• **What you need to do**
Copy out each line in the material below that has the word "script".

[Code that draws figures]
● ● ● ● ● ● ●

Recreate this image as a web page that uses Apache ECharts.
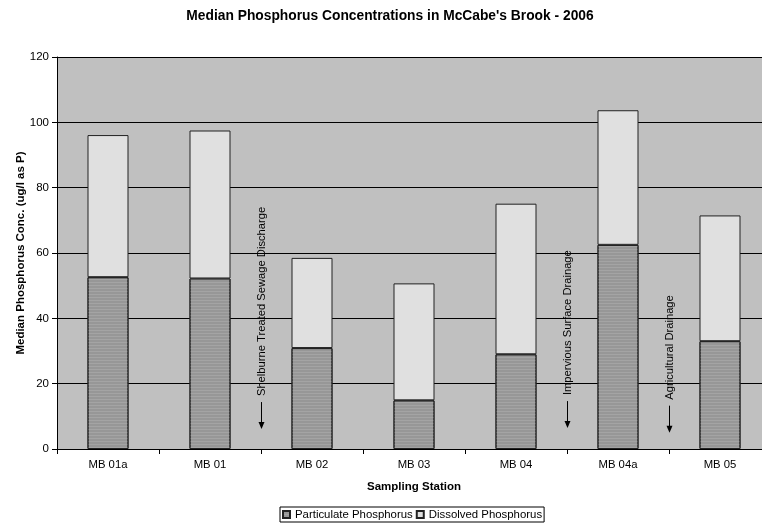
<!DOCTYPE html>
<html>
<head>
<meta charset="utf-8">
<script src="https://cdn.jsdelivr.net/npm/echarts@6/dist/echarts.min.js"></script>
<style>
html,body{margin:0;padding:0;background:#fff;}
#chart{width:762px;height:524px;}
</style>
</head>
<body>
<div id="chart"></div>
<script>
var stations = ['MB 01a', 'MB 01', 'MB 02', 'MB 03', 'MB 04', 'MB 04a', 'MB 05'];
var particulate = [52.6, 52.2, 30.9, 14.9, 29.0, 62.5, 33.0];
var dissolved = [43.5, 45.3, 27.6, 35.8, 46.1, 41.2, 38.5];
var yTicks = [0, 20, 40, 60, 80, 100, 120];
var annotLabels = ['Shelburne Treated Sewage Discharge', 'Impervious Surface Drainage', 'Agricultural Drainage'];
var annotBoundary = [2, 5, 6];
var annotTip = [6.1, 6.4, 5.0];

var FONT = '"Liberation Sans", Arial, sans-serif';
var chart = echarts.init(document.getElementById('chart'), null, {renderer: 'canvas'});

var annotData = annotLabels.map(function (l, i) { return [annotBoundary[i], annotTip[i], l]; });
var nameStyle = {fontFamily: FONT, fontSize: 11.5, fontWeight: 'bold', color: '#000'};

var option = {
  animation: false,
  textStyle: {fontFamily: FONT},
  title: {
    text: "Median Phosphorus Concentrations in McCabe's Brook - 2006",
    left: 385, top: 4, textAlign: 'center',
    textStyle: {fontFamily: FONT, fontSize: 13.8, fontWeight: 'bold', color: '#000'}
  },
  legend: {
    left: 280, top: 507,
    padding: [2, 2, 2, 2],
    borderColor: '#000', borderWidth: 1,
    itemWidth: 7, itemHeight: 7, itemGap: 3,
    icon: 'rect',
    textStyle: {fontFamily: FONT, fontSize: 11.4, color: '#000'},
    data: ['Particulate Phosphorus', 'Dissolved Phosphorus']
  },
  grid: {
    left: 57, top: 57, width: 714, height: 392,
    show: true, backgroundColor: '#c0c0c0', borderWidth: 0,
    containLabel: false,
    outerBoundsMode: 'none'
  },
  xAxis: [{
    type: 'category',
    data: stations,
    boundaryGap: true,
    axisLine: {show: true, lineStyle: {color: '#000', width: 1}},
    axisTick: {show: true, length: 5, inside: false, lineStyle: {color: '#000'}},
    axisLabel: {fontFamily: FONT, fontSize: 11.3, color: '#000', margin: 10},
    splitLine: {show: false}
  }, {
    type: 'value', min: 0, max: 7, show: false
  }, {
    type: 'category',
    data: stations,
    position: 'bottom',
    name: 'Sampling Station',
    nameLocation: 'middle',
    nameGap: 32,
    nameTextStyle: nameStyle,
    axisLine: {show: false}, axisTick: {show: false}, axisLabel: {show: false}, splitLine: {show: false}
  }],
  yAxis: [{
    type: 'value',
    min: 0, max: 120, interval: 20,
    axisLine: {show: true, lineStyle: {color: '#000', width: 1}},
    axisTick: {show: true, length: 5, inside: false, lineStyle: {color: '#000'}},
    axisLabel: {
      fontFamily: FONT, fontSize: 11.5, color: '#000', margin: 8,
      formatter: function (v) { return yTicks.indexOf(v) >= 0 ? String(v) : ''; }
    },
    splitLine: {show: true, lineStyle: {color: '#000', width: 1}}
  }, {
    type: 'value',
    min: 0, max: 120, interval: 20,
    position: 'left',
    name: 'Median Phosphorus Conc. (ug/l as P)',
    nameLocation: 'middle',
    nameGap: 30,
    nameRotate: 90,
    nameTextStyle: nameStyle,
    axisLine: {show: false}, axisTick: {show: false}, axisLabel: {show: false}, splitLine: {show: false}
  }],
  series: [{
    name: 'Particulate Phosphorus',
    type: 'bar',
    stack: 'p',
    barWidth: 41,
    data: particulate,
    itemStyle: {
      color: '#979797', borderColor: '#222', borderWidth: 1,
      decal: {symbol: 'rect', symbolSize: 1, dashArrayX: [1, 0], dashArrayY: [1, 2], color: 'rgba(175,175,175,0.55)', rotation: 0}
    }
  }, {
    name: 'Dissolved Phosphorus',
    type: 'bar',
    stack: 'p',
    barWidth: 41,
    data: dissolved,
    itemStyle: {color: '#e0e0e0', borderColor: '#222', borderWidth: 1}
  }, {
    name: 'annotations',
    type: 'custom',
    xAxisIndex: 1,
    yAxisIndex: 0,
    silent: true,
    data: annotData,
    encode: {x: 0, y: 1},
    renderItem: function (params, api) {
      var d = annotData[params.dataIndex];
      var p = api.coord([d[0], d[1]]);
      var x = Math.round(p[0]) + 0.5;
      var tipY = p[1];
      var lineTop = tipY - 27;
      return {
        type: 'group',
        children: [
          {type: 'line', shape: {x1: x, y1: lineTop, x2: x, y2: tipY - 6}, style: {stroke: '#000', lineWidth: 1}},
          {type: 'polygon', shape: {points: [[x - 3, tipY - 7], [x + 3, tipY - 7], [x, tipY]]}, style: {fill: '#000'}},
          {type: 'text', x: x + 0.5, y: lineTop - 6, rotation: Math.PI / 2,
            style: {text: d[2], font: '11.2px ' + FONT, fill: '#000', align: 'left', verticalAlign: 'middle'}}
        ]
      };
    }
  }]
};
chart.setOption(option);
</script>
</body>
</html>
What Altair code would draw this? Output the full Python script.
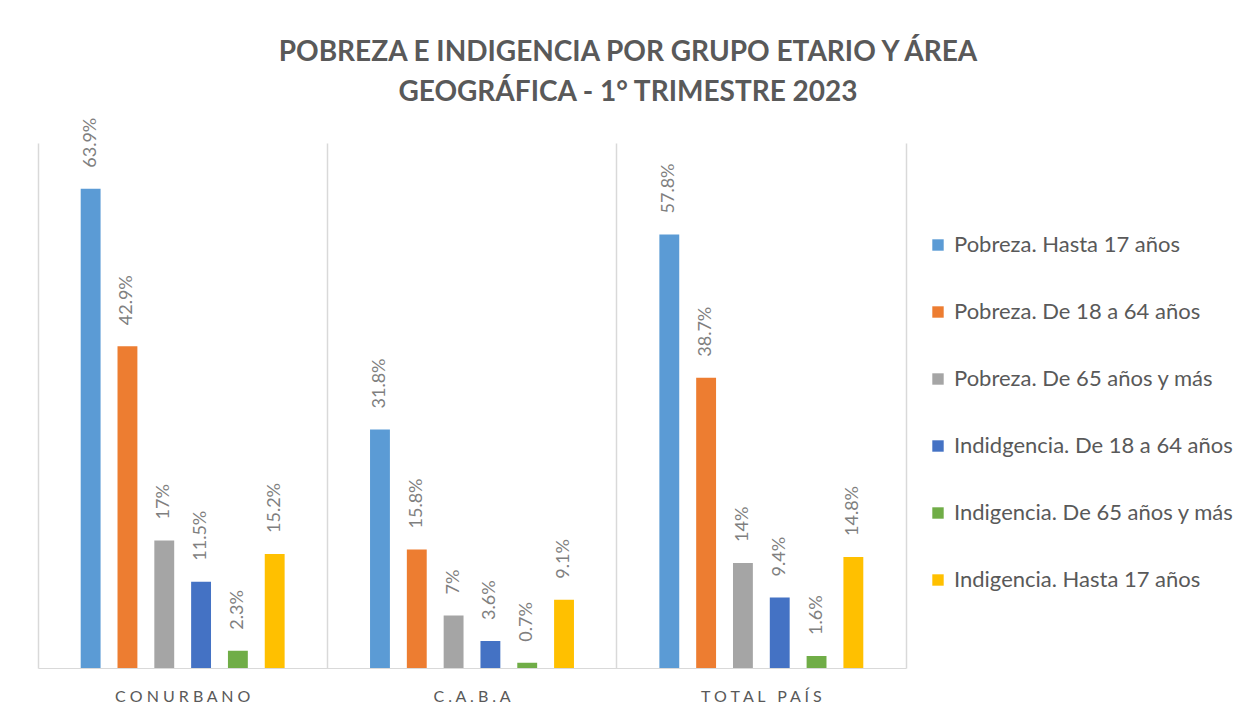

● ● ● ● ● ● ●

• **Answer to this problem**
<script src="https://cdn.jsdelivr.net/npm/echarts@6/dist/echarts.min.js"></script>
<script>
</script>
What Altair code would draw this? Output the full Python script.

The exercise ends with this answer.